Chloé Robichaud : Les ruptures de plans et de lentilles qui ont été réfléchies sur l’œuvre de Schoenberg. Schoenberg, c’est la dissonance, dans ma mise en scène, je voulais qu’elle soit dissonante. Il y a l’utilisation de lentilles téléobjectifs, tout de suite après un grand angle, on passe d’un très gros plan, à un plan large. Il y a comme des ruptures de « tons » dans la mise en scène qui vient un peu appuyer l’essence de Schoenberg. Cela crée un vertige, un déséquilibre, une perte de contrôle qui n’est pas forcément positif. Chez Mahler, il y a également une perte de contrôle, mais c’est voulu. Une perte de contrôle contrôlé. Dans le Schoenberg, Emma est en danger, la mise en scène voulait exprimer cela. On a switch pan, on perd Emma et on peut se dire que c’est peut-être même une hallucination. J’aime beaucoup ce qui est nommé et c’est ce que j’adore dans mon métier, car le film ne m’appartient plus et c’est beau de voir comment les gens vont aller chercher quelque chose dans le film qui était sans doute inconscient chez moi.
Souley Keïta : Est-ce que dans Les Jours heureux, il y a d’abord la nécessité d’apprendre à lâcher-prise?

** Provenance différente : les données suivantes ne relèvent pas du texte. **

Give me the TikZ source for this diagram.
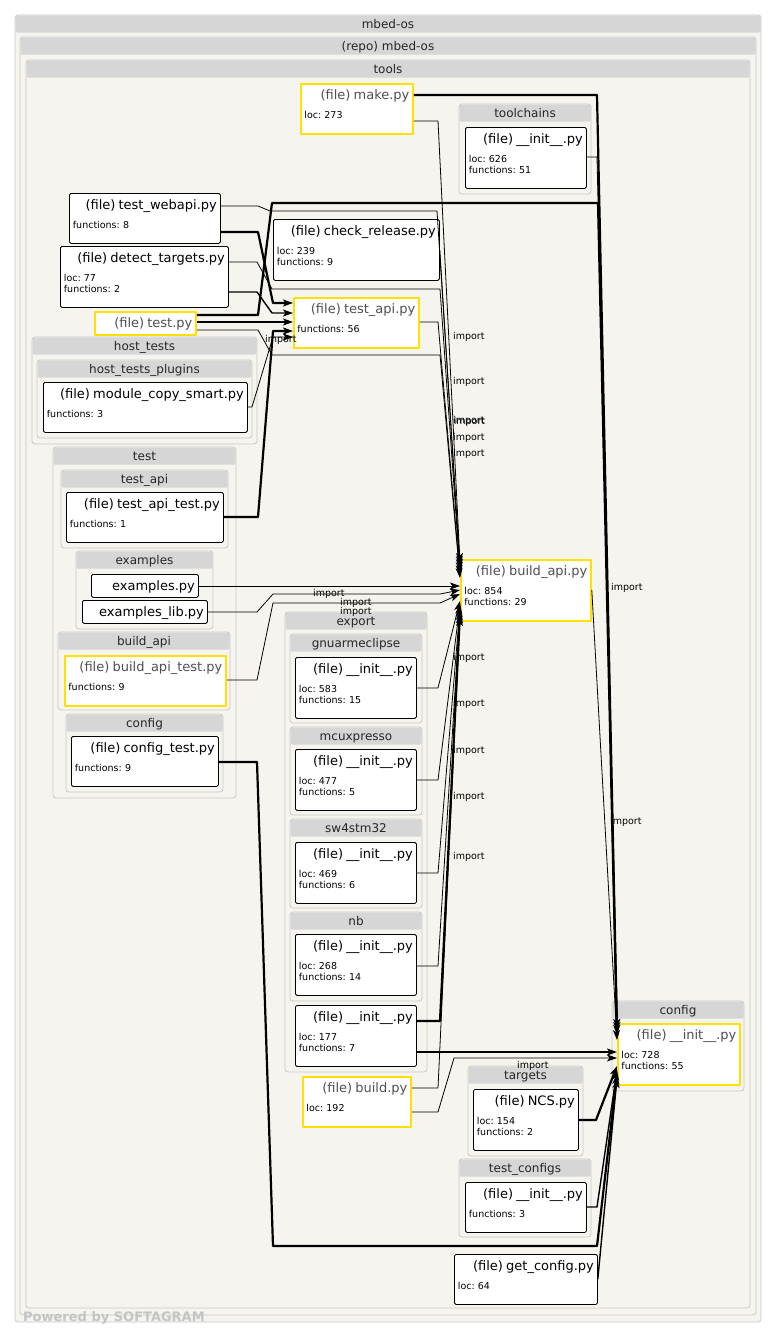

Sophie Desmarais : J’ai envie de dire une chose par rapport à cela. Je pense sincèrement que le lâcher-prise n’est pas quelque chose que l’on peut contrôler. C’est quelque chose qui nous arrive lorsqu’on a suffisamment souffert de paterne intérieur. Je trouve que l’on n’est pas dans une volonté. On entend parfois que c’est une libération qui vient par l’expérience, l’expérience profonde d’une situation. Je pense que c’est cela que l’on voit dans le film, une forme d’affranchissement où elle peut choisir. Avant cela, je pense que tu es juste tributaire des autres. Il y a une scène qui me bouleverse dans la réalisation de Chloé, le post-mortem après le Schoenberg, où Emma se fait dire toutes les critiques. Toujours dans l’attente de se faire dire des choses, un moment donné, ce personnage doit apprendre à ne plus rien attendre. Tout le travail qu’elle fait est de rester là à encaisser, à rester digne, elle pleurera sans doute plus tard. Même dans le Schoenberg, on sent qu’elle va craquer et c’est un moment que j’adore, car on perçoit sa force et sa fragilité.